The material below holds pictures; leave them out and reproduce exactly the lines from the one with "What matplotlib code" through the one with "weeks = list(range(len(interest)))", inclusive.

* **Records provided**

--------------------------------------------------

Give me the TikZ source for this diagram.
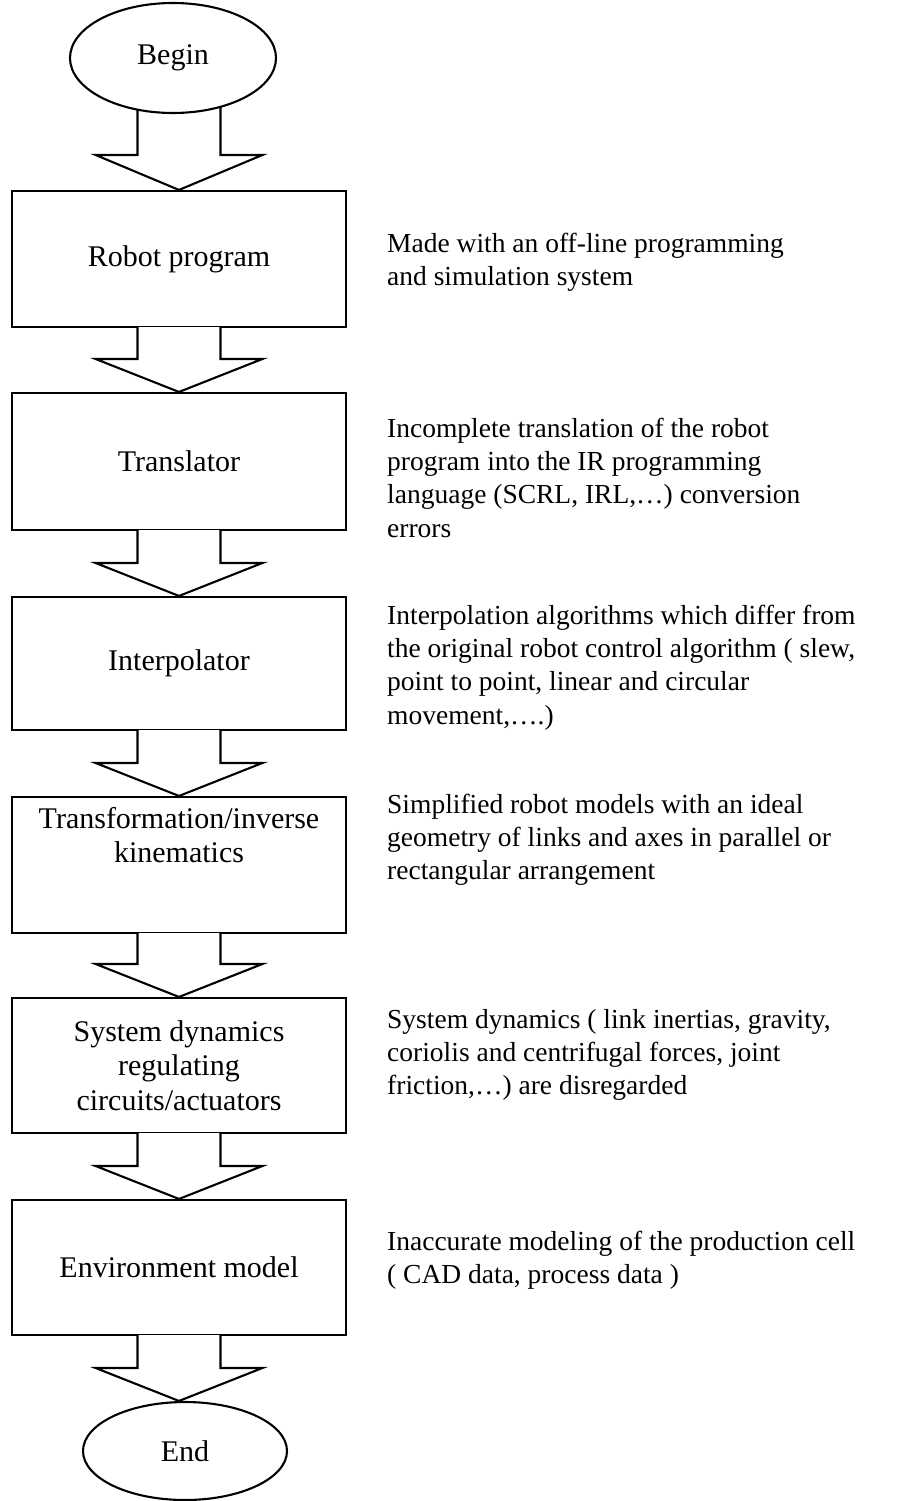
\documentclass[tikz,border=0pt]{standalone}
\usepackage{fontspec}
\setmainfont{Liberation Serif}
\usetikzlibrary{calc,positioning,backgrounds,shapes.geometric}

\tikzset{
  box/.style={draw, line width=2.1pt, minimum width=334pt, minimum height=136pt,
    align=center, inner sep=0pt, font=\fontsize{30}{34.5}\selectfont},
  oval/.style={draw, ellipse, line width=2.1pt, fill=white, inner sep=0pt,
    font=\fontsize{30}{34.5}\selectfont},
  blockarrow/.style={draw, fill=white, line width=2.1pt},
  note/.style={anchor=north west, align=left, inner sep=0pt,
    font=\fontsize{27.5}{33.2}\selectfont}
}

\begin{document}
\begin{tikzpicture}[x=1pt,y=-1pt]
\useasboundingbox (0,0) rectangle (913,1501);

% flow
\node[oval, minimum width=206pt, minimum height=110pt] (start) at (173,58) {Begin};
\node[box] (rp) at (179,259) {Robot program};
\node[box, minimum height=137pt] (tr) at (179,461.5) {Translator};
\node[box, minimum height=133pt] (ip) at (179,663.5) {Interpolator};
\node[box, text depth=60pt] (tf) at (179,865) {Transformation/inverse\\kinematics};
\node[box, minimum height=135pt] (sd) at (179,1065.5) {System dynamics\\regulating\\circuits/actuators};
\node[box, minimum height=135pt] (em) at (179,1267.5) {Environment model};
\node[oval, minimum width=204pt, minimum height=98pt] (stop) at (185,1451) {End};

% error sources
\node[note] (rpnote) at (387,233) {Made with an off-line programming\\and simulation system};
\node[note] (trnote) at (387,418) {Incomplete translation of the robot\\program into the IR programming\\language (SCRL, IRL,…) conversion\\errors};
\node[note] (ipnote) at (387,605) {Interpolation algorithms which differ from\\the original robot control algorithm ( slew,\\point to point, linear and circular\\movement,….)};
\node[note] (tfnote) at (387,794) {Simplified robot models with an ideal\\geometry of links and axes in parallel or\\rectangular arrangement};
\node[note] (sdnote) at (387,1009) {System dynamics ( link inertias, gravity,\\coriolis and centrifugal forces, joint\\friction,…) are disregarded};
\node[note] (emnote) at (387,1231) {Inaccurate modeling of the production cell\\( CAD data, process data )};

% arrows
\begin{pgfonlayer}{background}
\draw[blockarrow] ($(start.center -| rp.north)+(-41.5,0)$) -- ($(rp.north)+(-41.5,-35)$) -- ($(rp.north)+(-83.5,-35)$) -- (rp.north) -- ($(rp.north)+(83.5,-35)$) -- ($(rp.north)+(41.5,-35)$) -- ($(start.center -| rp.north)+(41.5,0)$);
\end{pgfonlayer}
\draw[blockarrow] ($(rp.south)+(-41.5,-1)$) -- ($(tr.north)+(-41.5,-33)$) -- ($(tr.north)+(-83.5,-33)$) -- (tr.north) -- ($(tr.north)+(83.5,-33)$) -- ($(tr.north)+(41.5,-33)$) -- ($(rp.south)+(41.5,-1)$);
\draw[blockarrow] ($(tr.south)+(-41.5,-1)$) -- ($(ip.north)+(-41.5,-33)$) -- ($(ip.north)+(-83.5,-33)$) -- (ip.north) -- ($(ip.north)+(83.5,-33)$) -- ($(ip.north)+(41.5,-33)$) -- ($(tr.south)+(41.5,-1)$);
\draw[blockarrow] ($(ip.south)+(-41.5,-1)$) -- ($(tf.north)+(-41.5,-33)$) -- ($(tf.north)+(-83.5,-33)$) -- (tf.north) -- ($(tf.north)+(83.5,-33)$) -- ($(tf.north)+(41.5,-33)$) -- ($(ip.south)+(41.5,-1)$);
\draw[blockarrow] ($(tf.south)+(-41.5,-1)$) -- ($(sd.north)+(-41.5,-33)$) -- ($(sd.north)+(-83.5,-33)$) -- (sd.north) -- ($(sd.north)+(83.5,-33)$) -- ($(sd.north)+(41.5,-33)$) -- ($(tf.south)+(41.5,-1)$);
\draw[blockarrow] ($(sd.south)+(-41.5,-1)$) -- ($(em.north)+(-41.5,-33)$) -- ($(em.north)+(-83.5,-33)$) -- (em.north) -- ($(em.north)+(83.5,-33)$) -- ($(em.north)+(41.5,-33)$) -- ($(sd.south)+(41.5,-1)$);
\draw[blockarrow] ($(em.south)+(-41.5,-1)$) -- ($(em.south |- stop.north)+(-41.5,-33)$) -- ($(em.south |- stop.north)+(-83.5,-33)$) -- (em.south |- stop.north) -- ($(em.south |- stop.north)+(83.5,-33)$) -- ($(em.south |- stop.north)+(41.5,-33)$) -- ($(em.south)+(41.5,-1)$);
\end{tikzpicture}
\end{document}
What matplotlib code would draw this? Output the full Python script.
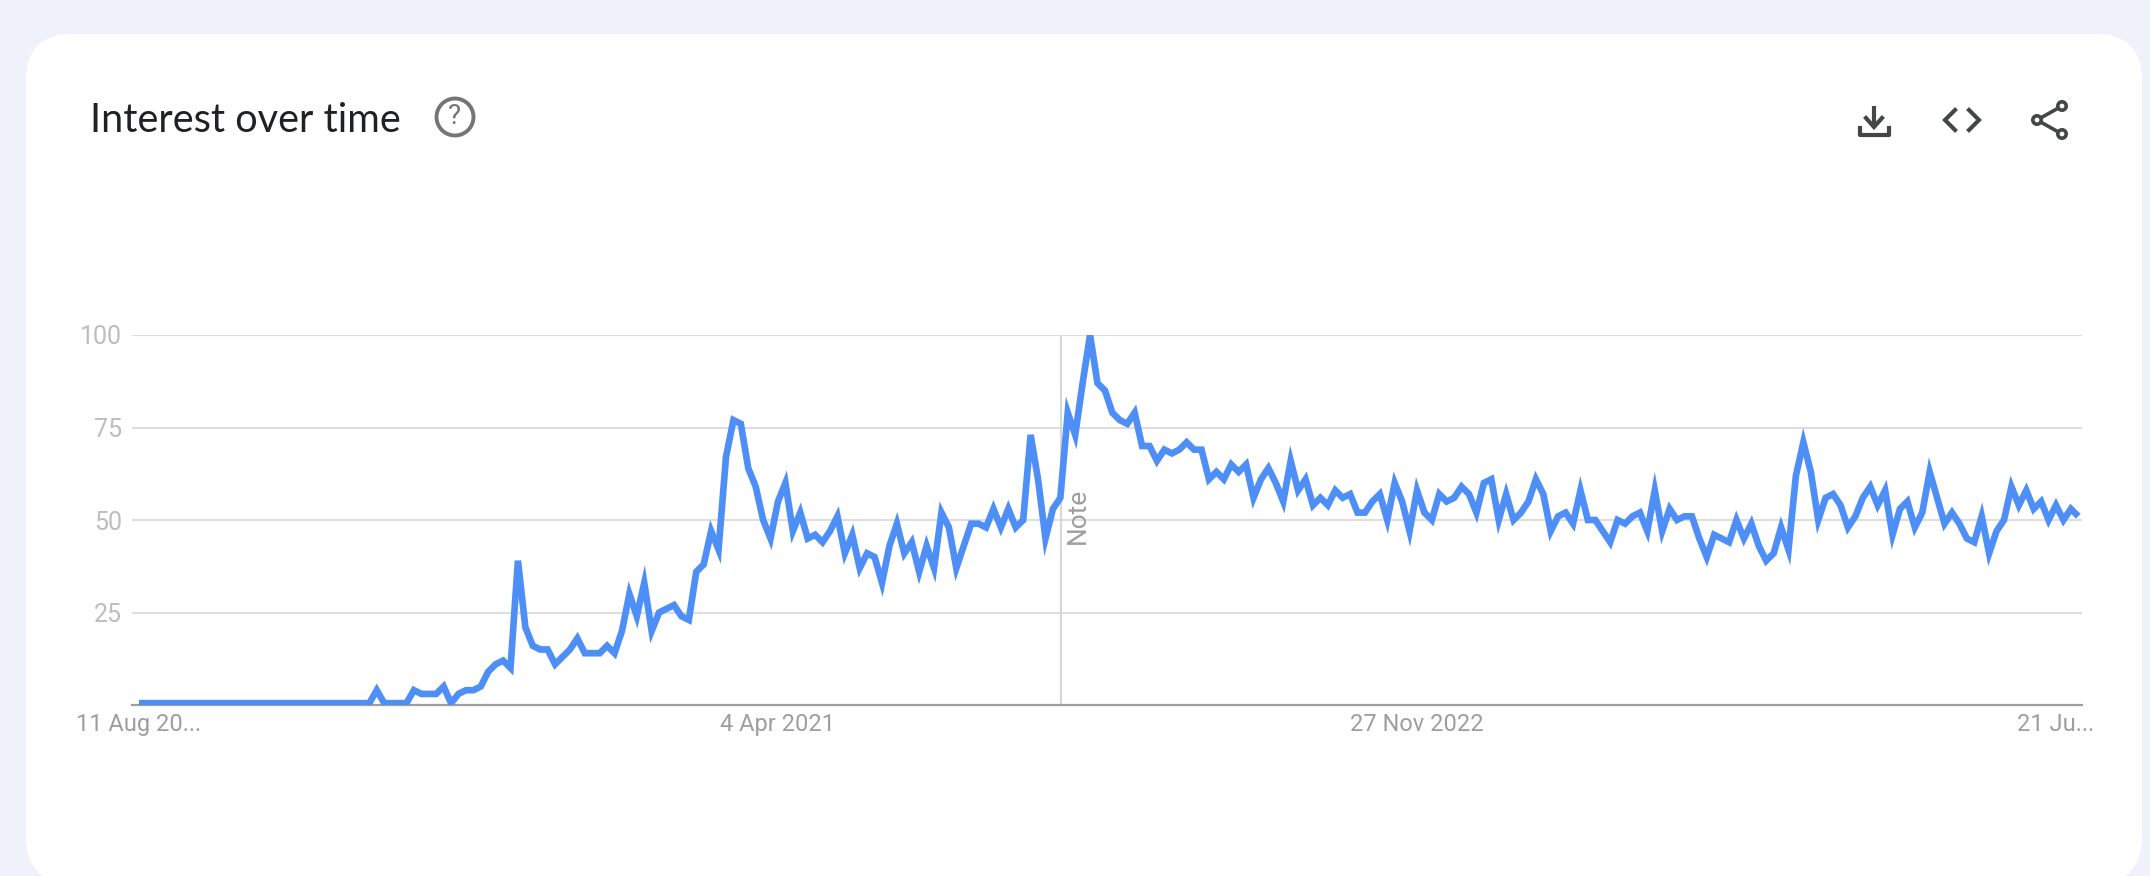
import matplotlib
matplotlib.use('Agg')
import matplotlib.pyplot as plt
from matplotlib.patches import FancyBboxPatch, Circle

W, H = 2150, 876

# weekly interest, 11 Aug 2019 onwards
vals_a = [0.5, 0.5, 0.5, 0.5, 0.5, 0.5, 0.5, 0.5, 0.5, 0.5, 0.5, 0.5, 0.5, 0.5, 0.5, 0.5,
          0.5, 0.5, 0.5, 0.5, 0.5, 0.5, 0.5, 0.5, 0.5, 0.5, 0.5, 0.5, 0.5, 0.5, 0.5, 0.5,
          4, 0.5, 0.5, 0.5, 0.5, 4, 3, 3, 3, 5, 0.5, 3, 4, 4, 5, 9, 11, 12, 10, 39, 21, 16,
          15, 15, 11, 13, 15, 18, 14, 14, 14, 16, 14, 20, 30, 24, 33, 20, 25, 26, 27, 24,
          23, 36, 38, 47, 42, 67, 77, 76]
vals_b = [64, 59, 50, 45, 55, 60, 47, 52, 45, 46, 44, 47, 51, 41, 46, 37, 41, 40, 33, 43,
          49, 41, 44, 36, 43, 37, 52, 48, 37, 43, 49, 49, 48, 53, 48, 53, 48, 50, 73, 61,
          45, 53, 56, 79, 73, 87, 100, 87, 85, 79, 77, 76, 79, 70, 70, 66, 69, 68, 69]
vals_c = [71, 69, 69, 61, 63, 61, 65, 63, 65, 56, 61, 64, 60, 55, 66, 58, 61, 54, 56, 54,
          58, 56, 57, 52, 52, 55, 57, 50, 60, 55, 47, 58, 52, 50, 57, 55, 56, 59, 57, 52,
          60, 61, 50, 57, 50, 52, 55, 61, 57, 47, 51, 52, 49, 58, 50, 50, 47, 44, 50, 49,
          51, 52, 47, 58, 47, 53, 50]
vals_d = [51, 51, 45, 40, 46, 45, 44, 50, 45, 49, 43, 39, 41, 48, 42, 62, 71, 63, 50, 56,
          57, 54, 48, 51, 56, 59, 54, 58, 46, 53, 55, 48, 52, 63, 56, 49, 52, 49, 45, 44,
          51, 41, 47, 50, 59, 54, 58, 53, 55, 50, 54, 50, 53, 51]
interest = vals_a + vals_b + vals_c + vals_d
weeks = list(range(len(interest)))

y_ticks = [25, 50, 75, 100]
x_tick_pos = [0, 86, 172, 258]
x_tick_labels = ['11 Aug 20...', '4 Apr 2021', '27 Nov 2022', '21 Ju...']
note_week = 124.1

BLUE = '#4D8EF7'
GRID = '#dedede'
GREY = '#9e9e9e'
ICON = '#444746'

fig = plt.figure(figsize=(W / 100, H / 100), dpi=100, facecolor='#EFF2FA')

# page layer in pixel coordinates, y going down
bg = fig.add_axes([0, 0, 1, 1])
bg.set_xlim(0, W)
bg.set_ylim(H, 0)
bg.axis('off')
card = FancyBboxPatch((26 + 46, 34 + 46), 2142 - 26 - 92, 883 - 34 - 92,
                      boxstyle='round,pad=46,rounding_size=46', fc='white', ec='none')
bg.add_patch(card)
bg.text(90, 121, 'Interest over time', fontsize=28.6, family='Lato', color='#202124',
        va='center', ha='left')

# help icon
bg.add_patch(Circle((455, 117), 18.5, fc='none', ec='#757575', lw=2.8))
bg.text(455, 117, '?', fontsize=20, family='Roboto', color='#757575',
        ha='center', va='center')

# download icon
bg.plot([1874, 1874], [106, 125], color=ICON, lw=3, solid_capstyle='butt')
bg.plot([1866, 1874, 1882], [118, 127, 118], color=ICON, lw=3, solid_joinstyle='miter')
bg.plot([1860, 1860, 1889, 1889], [128, 135, 135, 128], color=ICON, lw=3, solid_joinstyle='round')
# code icon
bg.plot([1955, 1945, 1955], [110, 120, 130], color=ICON, lw=3, solid_joinstyle='miter')
bg.plot([1969, 1979, 1969], [110, 120, 130], color=ICON, lw=3, solid_joinstyle='miter')
# share icon
bg.plot([2062, 2037, 2062], [106, 120, 134], color=ICON, lw=2.6)
for cx, cy in [(2062, 106), (2037, 120), (2062, 134)]:
    bg.add_patch(Circle((cx, cy), 4.2, fc='white', ec=ICON, lw=2.6, zorder=3))

# chart axes, pixel box 132..2082 x 335..705
ax = fig.add_axes([132 / W, 1 - 705 / H, (2082 - 132) / W, (705 - 335) / H])
ax.patch.set_alpha(0)
ax.set_xlim(-0.94, 261.5)
ax.set_ylim(0, 100)
for s in ['top', 'left', 'right']:
    ax.spines[s].set_visible(False)
ax.spines['bottom'].set_color(GREY)
ax.spines['bottom'].set_linewidth(1.6)
ax.set_yticks(y_ticks)
ax.set_yticklabels([str(v) for v in y_ticks], fontsize=18, family='Roboto', color='#bdbdbd')
ax.set_xticks(x_tick_pos)
ax.set_xticklabels(x_tick_labels, fontsize=17, family='Roboto', color=GREY)
ax.tick_params(axis='both', length=0)
ax.tick_params(axis='x', pad=6)
ax.tick_params(axis='y', pad=7)
ax.grid(axis='y', color=GRID, lw=1.5)
ax.set_axisbelow(True)

ax.axvline(note_week, color='#d6d6d6', lw=1.5, zorder=1)
ax.text(note_week + 2.2, 51, 'Note', rotation=90, fontsize=19, family='Roboto', color=GREY,
        ha='center', va='center')

ax.plot(weeks, interest, color=BLUE, lw=4.8, solid_joinstyle='miter', solid_capstyle='butt', zorder=3)

fig.savefig('out.png', dpi=100, facecolor=fig.get_facecolor())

--------------------------------------------------

* **Complete answer**
What matplotlib code would draw this? Output the full Python script.
import matplotlib
matplotlib.use('Agg')
import matplotlib.pyplot as plt
from matplotlib.patches import FancyBboxPatch, Circle

W, H = 2150, 876

# weekly interest, 11 Aug 2019 onwards
vals_a = [0.5, 0.5, 0.5, 0.5, 0.5, 0.5, 0.5, 0.5, 0.5, 0.5, 0.5, 0.5, 0.5, 0.5, 0.5, 0.5,
          0.5, 0.5, 0.5, 0.5, 0.5, 0.5, 0.5, 0.5, 0.5, 0.5, 0.5, 0.5, 0.5, 0.5, 0.5, 0.5,
          4, 0.5, 0.5, 0.5, 0.5, 4, 3, 3, 3, 5, 0.5, 3, 4, 4, 5, 9, 11, 12, 10, 39, 21, 16,
          15, 15, 11, 13, 15, 18, 14, 14, 14, 16, 14, 20, 30, 24, 33, 20, 25, 26, 27, 24,
          23, 36, 38, 47, 42, 67, 77, 76]
vals_b = [64, 59, 50, 45, 55, 60, 47, 52, 45, 46, 44, 47, 51, 41, 46, 37, 41, 40, 33, 43,
          49, 41, 44, 36, 43, 37, 52, 48, 37, 43, 49, 49, 48, 53, 48, 53, 48, 50, 73, 61,
          45, 53, 56, 79, 73, 87, 100, 87, 85, 79, 77, 76, 79, 70, 70, 66, 69, 68, 69]
vals_c = [71, 69, 69, 61, 63, 61, 65, 63, 65, 56, 61, 64, 60, 55, 66, 58, 61, 54, 56, 54,
          58, 56, 57, 52, 52, 55, 57, 50, 60, 55, 47, 58, 52, 50, 57, 55, 56, 59, 57, 52,
          60, 61, 50, 57, 50, 52, 55, 61, 57, 47, 51, 52, 49, 58, 50, 50, 47, 44, 50, 49,
          51, 52, 47, 58, 47, 53, 50]
vals_d = [51, 51, 45, 40, 46, 45, 44, 50, 45, 49, 43, 39, 41, 48, 42, 62, 71, 63, 50, 56,
          57, 54, 48, 51, 56, 59, 54, 58, 46, 53, 55, 48, 52, 63, 56, 49, 52, 49, 45, 44,
          51, 41, 47, 50, 59, 54, 58, 53, 55, 50, 54, 50, 53, 51]
interest = vals_a + vals_b + vals_c + vals_d
weeks = list(range(len(interest)))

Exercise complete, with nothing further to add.